▶ **Description of the task**:
Below are entries; repeat exactly, and nothing else, the lines from the one holding "Output the Python" through the one holding "import numpy as np", inclusive. Leave the pictures out.

▶ **Listing**:
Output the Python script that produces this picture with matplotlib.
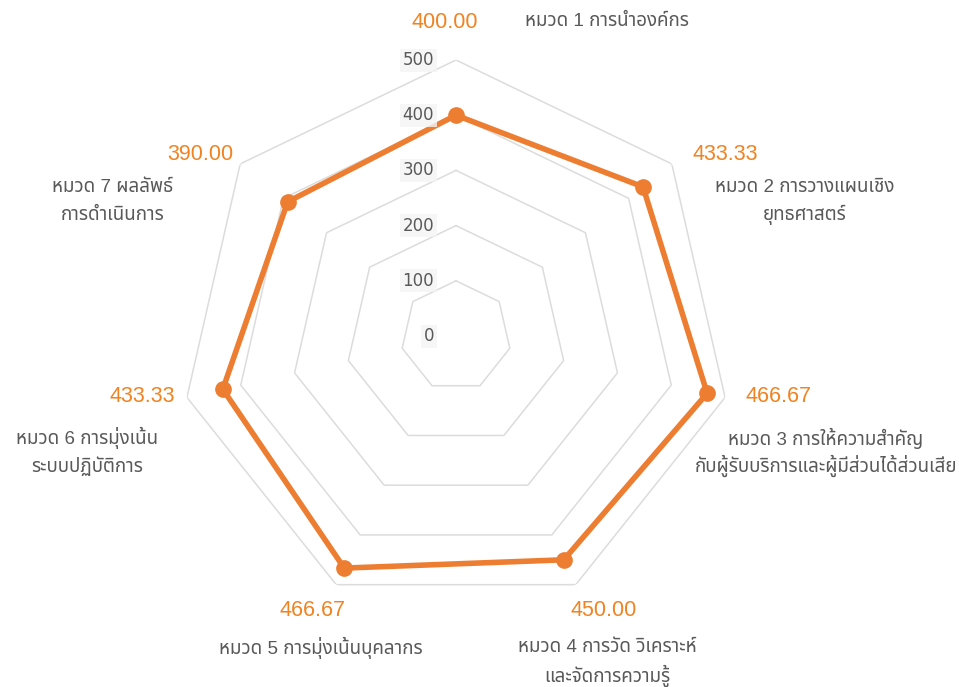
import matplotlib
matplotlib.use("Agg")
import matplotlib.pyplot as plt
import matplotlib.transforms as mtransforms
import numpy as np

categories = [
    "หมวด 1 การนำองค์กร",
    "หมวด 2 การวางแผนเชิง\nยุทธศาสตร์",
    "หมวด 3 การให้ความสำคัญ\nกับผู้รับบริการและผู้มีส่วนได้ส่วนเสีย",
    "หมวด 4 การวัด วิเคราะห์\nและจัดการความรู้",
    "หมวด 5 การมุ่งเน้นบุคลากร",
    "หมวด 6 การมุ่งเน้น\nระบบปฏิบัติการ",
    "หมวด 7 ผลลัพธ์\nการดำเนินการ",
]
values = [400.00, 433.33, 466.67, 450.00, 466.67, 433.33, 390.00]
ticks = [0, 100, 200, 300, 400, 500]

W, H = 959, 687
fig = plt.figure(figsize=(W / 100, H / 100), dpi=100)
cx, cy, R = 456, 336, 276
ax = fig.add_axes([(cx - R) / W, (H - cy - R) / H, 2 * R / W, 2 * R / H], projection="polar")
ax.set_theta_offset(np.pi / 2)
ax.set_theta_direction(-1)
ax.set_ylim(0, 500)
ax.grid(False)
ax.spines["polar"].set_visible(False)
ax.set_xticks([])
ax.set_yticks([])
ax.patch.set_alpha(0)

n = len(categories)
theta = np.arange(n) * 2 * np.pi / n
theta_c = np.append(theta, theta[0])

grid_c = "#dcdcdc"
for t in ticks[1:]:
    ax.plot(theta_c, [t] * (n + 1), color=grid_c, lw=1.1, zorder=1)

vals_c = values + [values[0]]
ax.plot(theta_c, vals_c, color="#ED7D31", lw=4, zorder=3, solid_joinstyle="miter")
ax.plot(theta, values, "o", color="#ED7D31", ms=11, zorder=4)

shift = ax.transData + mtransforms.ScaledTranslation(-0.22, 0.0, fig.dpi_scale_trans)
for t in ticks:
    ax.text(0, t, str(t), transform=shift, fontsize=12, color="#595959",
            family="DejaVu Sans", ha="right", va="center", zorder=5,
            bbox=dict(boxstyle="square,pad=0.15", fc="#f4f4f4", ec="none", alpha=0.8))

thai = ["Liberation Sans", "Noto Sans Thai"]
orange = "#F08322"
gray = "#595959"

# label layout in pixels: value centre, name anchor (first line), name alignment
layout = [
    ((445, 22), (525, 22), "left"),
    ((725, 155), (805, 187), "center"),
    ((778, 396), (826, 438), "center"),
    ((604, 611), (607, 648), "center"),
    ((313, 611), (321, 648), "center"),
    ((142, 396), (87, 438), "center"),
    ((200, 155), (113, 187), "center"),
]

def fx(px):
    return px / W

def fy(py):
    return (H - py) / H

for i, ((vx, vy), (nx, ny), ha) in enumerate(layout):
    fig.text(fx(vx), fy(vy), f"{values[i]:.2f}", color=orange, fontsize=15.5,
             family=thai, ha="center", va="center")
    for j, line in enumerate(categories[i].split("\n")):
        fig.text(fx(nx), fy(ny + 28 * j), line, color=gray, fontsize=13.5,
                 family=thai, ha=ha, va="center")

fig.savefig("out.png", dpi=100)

* * *

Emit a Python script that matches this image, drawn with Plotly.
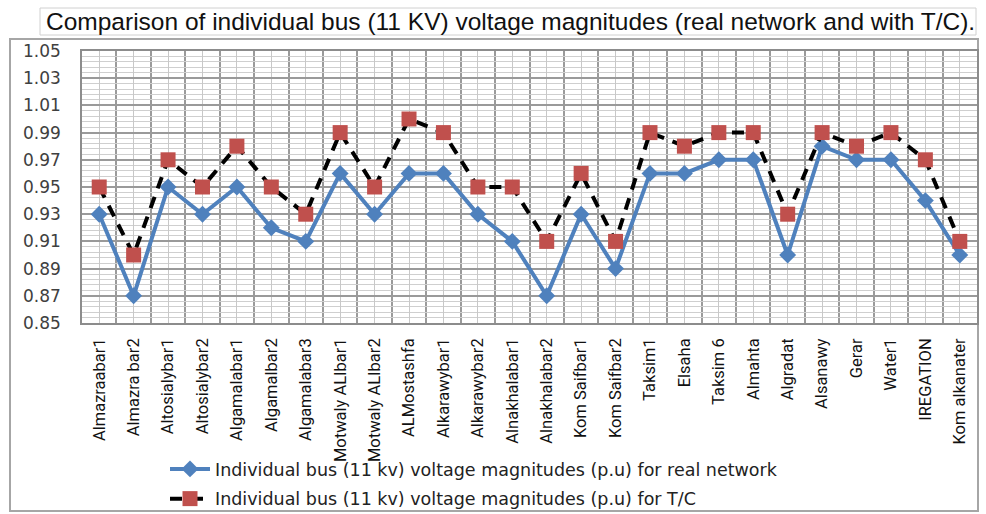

▶ **Reply**:
Output the Python script that produces this picture with matplotlib.
import matplotlib
matplotlib.use("Agg")
import matplotlib.pyplot as plt
import matplotlib.transforms as mtransforms
import numpy as np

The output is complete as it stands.